Opposition to public announcements quickly fell away and a comprehensive comms and replacement plan was put in place and communicated first internally, then to channels and other stakeholders - and most importantly to the press. A potentially dangerous situation was avoided and a story about the company reacting to a low-risk issue by wholesale replacement ultimately enhanced the brand equity and respect amidst the press corps and kept direct and channel sales buoyant.
Who bolts the stable door?
From this case we learn how important it is to have positive relationships across different teams and leadership groups, where a colleague’s reputation creates trust in their professional judgement on the wider consequences of management decisions. Calling on your peers in another group through formal and informal networks can open-up internal communications channels and create the leverage and partnerships necessary to influence decision making within a corporate hierarchy.
Legal teams know about corporate liability; PR teams know about reputation and likely media reactions; brand and marketing experts can show how an action or inaction can damage the brand; and operations/technical teams often understand better than anyone the impact of a product or service interruption to business continuity. All of these leaders have a contribution to build broader context for the factors that drive a corporate crisis response. Establishing trusted relationships across teams far in advance of any pre-crisis situation is good planning, so when something does happen this isn’t the first time you’re finding and making contact. Essential to this empathetic engagement is understanding who must make the timely calls at which moments to avoid paralysis of decision making.
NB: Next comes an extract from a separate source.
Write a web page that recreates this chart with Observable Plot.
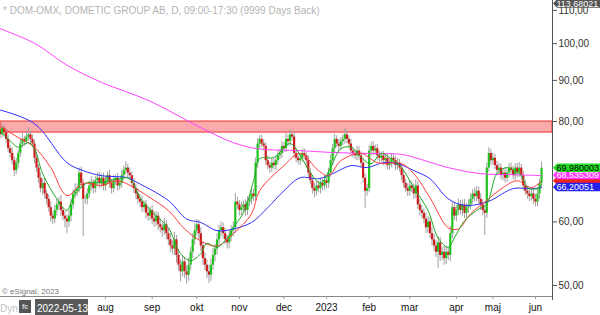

Scenario training is an essential part of understanding each departments' needs and interdependencies during a crisis, mitigating delays by communicating the right information in the right format. Meeting often to update each other on organizational or operational changes that might affect a crisis response will help you manage a crisis professionally and with the minimum of disruption based on current understanding – and chain of command means sharing your list of deputies that may be different from the org chart, so you have informed back-up ready to act.